3.  True or false?  $X$ is a gamma random variable.

Answer: true.  By definition a gamma random variable $Z$ has a pdf of the form

$f_Z(z)=\{\begin{array}{ll}\frac{\lambda }{\mathrm{\Gamma }(\alpha )}(\lambda x{)}^{\alpha -1}\exp (-\lambda x),& x\ge 0\\ 0,& x<0\end{array}$

for parameters $\alpha >0$ and $\lambda >0$, where $\mathrm{\Gamma }(x)$ is the gamma function.  Setting $\alpha =1$ and $\lambda =1$ gives the pdf for $X$, since $\mathrm{\Gamma }(1)=0!=1$.  (In general, the exponential pdf is the special case of the gamma pdf obtained when $\alpha =1$.)

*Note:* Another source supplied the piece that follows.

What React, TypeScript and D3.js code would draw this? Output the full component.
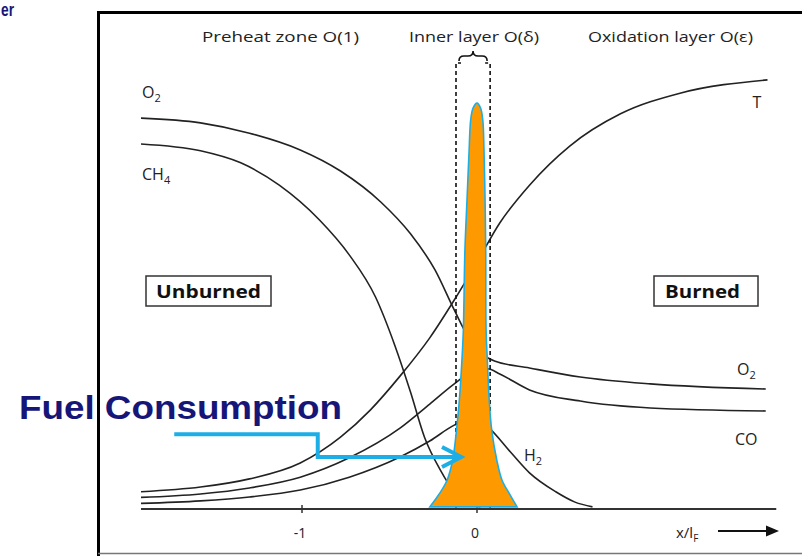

The last four questions pertain to the random variable $Y$.

4.  Determine $E(Y)$.

Answer:  $E(Y)=E(1-2\exp (-X))$

$=1-2E(\exp (-X))$

$=1-2{\int }_{-\mathrm{\infty }}^{\mathrm{\infty }}\exp (-x)f_X(x)\text{d}x$

$=1-2{\int }_0^{\mathrm{\infty }}\exp (-x)\exp (-x)\text{d}x$

$=1-2{\int }_0^{\mathrm{\infty }}\exp (-2x)\text{d}x$

$=1-2\left(\frac{1}{2}\right)$

$=0$.

5.  Determine $E(Y^2)$.

Answer:  $E(Y^2)=E((1-2\exp (-X){)}^2)$

$={\int }_0^{\mathrm{\infty }}(1-4\exp (-x)+4\exp (-2x))\exp (-x)\text{d}x$

$={\int }_0^{\mathrm{\infty }}(\exp (-x)-4\exp (-2x)+4\exp (-3x))\text{d}x$

$=1-\frac{4}{2}+\frac{4}{3}$

$=\frac{1}{3}$.

6.  Determine $Pr(Y>\frac{1}{2})$.

Answer:  Note the $F_X(x)=Pr(X\le x)=1-\exp (-x)$ when $x\ge 0$.  We have

$Pr(Y>\frac{1}{2})=Pr(1-2\exp (-X)\ge \frac{1}{2})$

$=Pr(-2\exp (-X)\ge -\frac{1}{2})$

$=Pr(\exp (-X)\le \frac{1}{4})$

$=Pr(-X\le \ln (1/4))$

$=Pr(X\ge \ln (1/4))$

$=1-Pr(X<\ln (1/4))$

$=1-F_X(\ln (1/4))$

$=1-(1-\exp (\ln (1/4)))$

$=\frac{1}{4}$.

7.  True or false?  $Y$ is uniformly distributed over ${\mathcal{S}}_Y$.

Answer:  true.

For $y\in {\mathcal{S}}_Y$, we have

$Pr(Y\le y)=Pr(1-2\exp (-X)\le y)$

$=Pr(2\exp (-X)\ge 1-y)$

$=Pr(-X\ge \ln \left(\frac{1-y}{2}\right))$

$=Pr(X\le -\ln \left(\frac{1-y}{2}\right))$

$=1-\exp (\ln \left(\frac{1-y}{2}\right))$

$=1-\frac{1-y}{2}$

$=\frac{y+1}{2}$

It follows that $f_Y(y)=\frac{\text{d}}{\text{d}y}{F}_Y(y)=\frac{1}{2}$ for all $y\in {\mathcal{S}}_Y$.   Since the pdf is a constant, $Y$ is indeed uniformly distributed.